Hidden Risks and Early Warnings

  • DOE portfolio realignment: If cancellations or revisions create project-termination cliff effects, there could be sudden shifts in private sector financing, project viability, and state procurement plans.
  • North Sea data and security tests: Inadequate testing or delays in cross-border data-sharing agreements could undermine the planned resilience measures and slow project progress.
  • Alaska LNG and Texas LNG timetable: Delays to FID or interconnection approvals could push back domestic supply milestones and affect regional gas markets.
  • EU renewables pace: If grid constraints or storage shortages bottleneck deployment, emissions and affordability targets could be challenged even with robust wind and solar generation.
  • Cross-border governance: Complex multi-government decision-making processes may lead to uneven implementation, raising costs and delaying benefits.

Possible Escalation Paths

  • Accelerated finance realignment: A further tightening of DOE loan priorities could speed up the exit from renewables financing, with observable shifts in tendering and project viability signals.
  • North Sea project milestones advance: Early signatures on 20 GW projects and binding data-sharing arrangements could trigger a wave of cross-border investment and security testing rollouts.
  • Alaska LNG FID confirmation: A firm early 2026 FID plus binding offtake agreements would unlock significant pipeline and gas-market dynamics, prompting broader LNG-portfolio reconsiderations.
  • Rooftop PV policy uplift: Regulatory changes to streamline permitting and subsidies for rooftop PV could accelerate deployment, affecting retail electricity markets and storage demand.
  • Grid-ready storage investment surge: If storage commitments follow renewables growth, grid operators may accelerate storage procurement, with observable capacity additions and tariff signals.

Unanswered Questions To Watch

Which Biden-era deals are affected by the DOE overhaul?

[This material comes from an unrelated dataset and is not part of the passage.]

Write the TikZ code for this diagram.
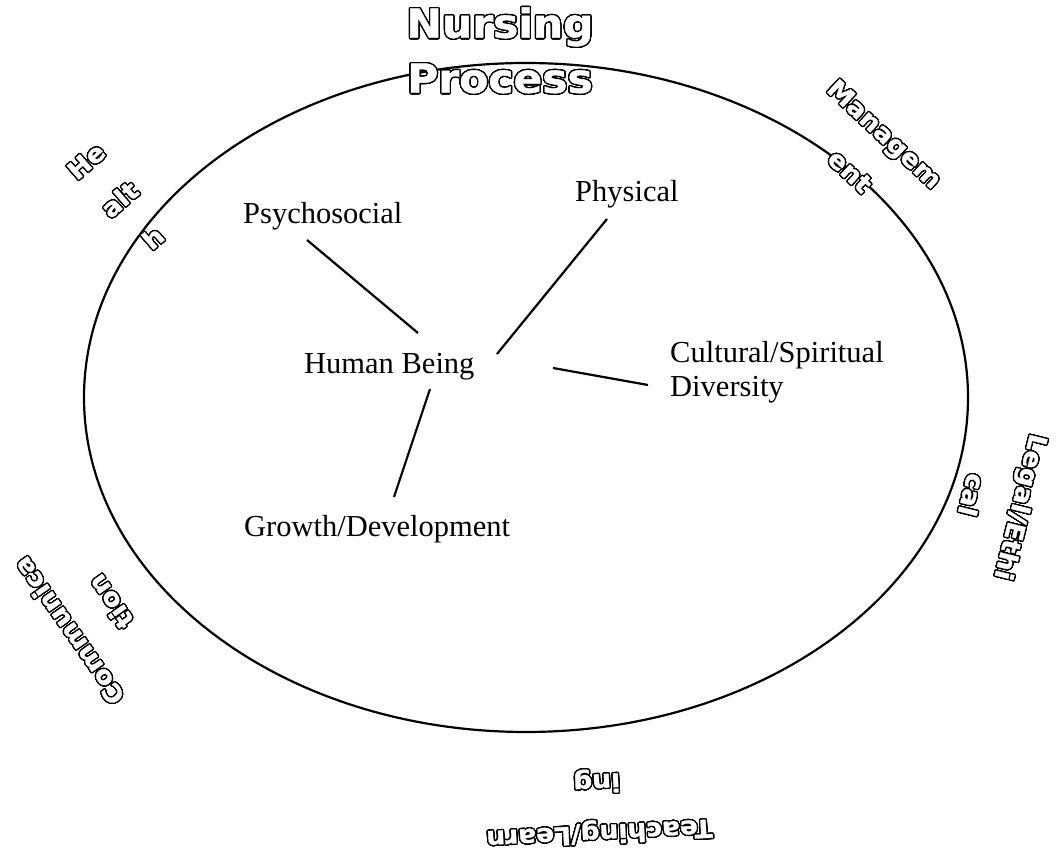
\documentclass[tikz,border=0pt]{standalone}
\usepackage{fontspec}
\usepackage[copies]{contour}
\setmainfont{Liberation Serif}
\newfontfamily\outfont{DejaVu Sans}[FakeStretch=1.06, BoldFeatures={FakeBold=1.2}]
\contourlength{1.3pt}
\contournumber{32}
\newcommand{\olt}[1]{\contour{black}{#1}}
\tikzset{
  lbl/.style={inner sep=0pt, font=\fontsize{30.5}{34}\selectfont, text=black},
  outsmall/.style={inner sep=0pt, align=center, text=white,
    font=\outfont\bfseries\fontsize{25}{51}\selectfont},
  outbig/.style={inner sep=0pt, align=center, text=white,
    font=\outfont\bfseries\fontsize{40}{55}\selectfont},
  conn/.style={line width=2.2pt, line cap=butt},
  ring/.style={line width=2.2pt}
}
\begin{document}
\begin{tikzpicture}[x=1pt,y=1pt]
\useasboundingbox (0,0) rectangle (1056,850);
% outer circle
\draw[ring] (526,452.5) ellipse [x radius=442, y radius=334.5];
% inner labels
\node[lbl, anchor=base west] (hb) at (304,476) {Human Being};
\node[lbl, anchor=base west] (psy) at (243,626) {Psychosocial};
\node[lbl, anchor=base west] (phy) at (575,648) {Physical};
\node[lbl, anchor=base west, align=left] (cul) at (670,453) {Cultural/Spiritual\\Diversity};
\node[lbl, anchor=base west] (gro) at (244,313) {Growth/Development};
% connector ends
\coordinate (hbPsy) at (418,517);
\coordinate (psyE) at (307,610);
\coordinate (hbPhy) at (497,496);
\coordinate (phyE) at (607,631);
\coordinate (hbCul) at (553,482);
\coordinate (culE) at (648,465);
\coordinate (hbGro) at (430,461);
\coordinate (groE) at (394,353);
\draw[conn] (hbPsy) -- (psyE);
\draw[conn] (hbPhy) -- (phyE);
\draw[conn] (hbCul) -- (culE);
\draw[conn] (hbGro) -- (groE);
% outlined labels around the circle
\node[outbig] (nurs) at (500,799) {\olt{Nursing}\\\olt{Process}};
\node[outsmall, rotate=-43] (mgmt) at (867,697) {\olt{Managem}\\\olt{ent}};
\node[outsmall, rotate=41] (hlth) at (120,650) {\olt{He}\\\olt{alt}\\\olt{h}};
\node[outsmall, rotate=-104] (legal) at (996,349) {\olt{Legal/Ethi}\\\olt{cal}};
\node[outsmall, rotate=125] (comm) at (90,234) {\olt{Communica}\\\olt{tion}};
\node[outsmall, rotate=183] (teach) at (598,44) {\olt{Teaching/Learn}\\\olt{ing}};
\end{tikzpicture}
\end{document}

What are the six sectors backed by the revised office? How will the shift to gas and nuclear affect decarbonisation timelines? When is Alaska LNG’s FID scheduled and first gas date? Are there additional offtake agreements beyond the RWE deal? What outcomes will emerge from North Sea data-security trials? What is the pace and sequencing of the 20 GW North Sea projects? Will rooftop PV meet 40 per cent of EU long-term demand? What storage capacity is available to back up higher renewables? How will grid and transmission upgrades keep pace with North Sea deployment? What regulatory changes could accelerate rooftop PV uptake in the EU? Will the EU’s climate policy accommodate greater nuclear and gas reliance? What are the geopolitical risks attached to North Sea energy security plans? How will cross-border governance affect project delivery timelines?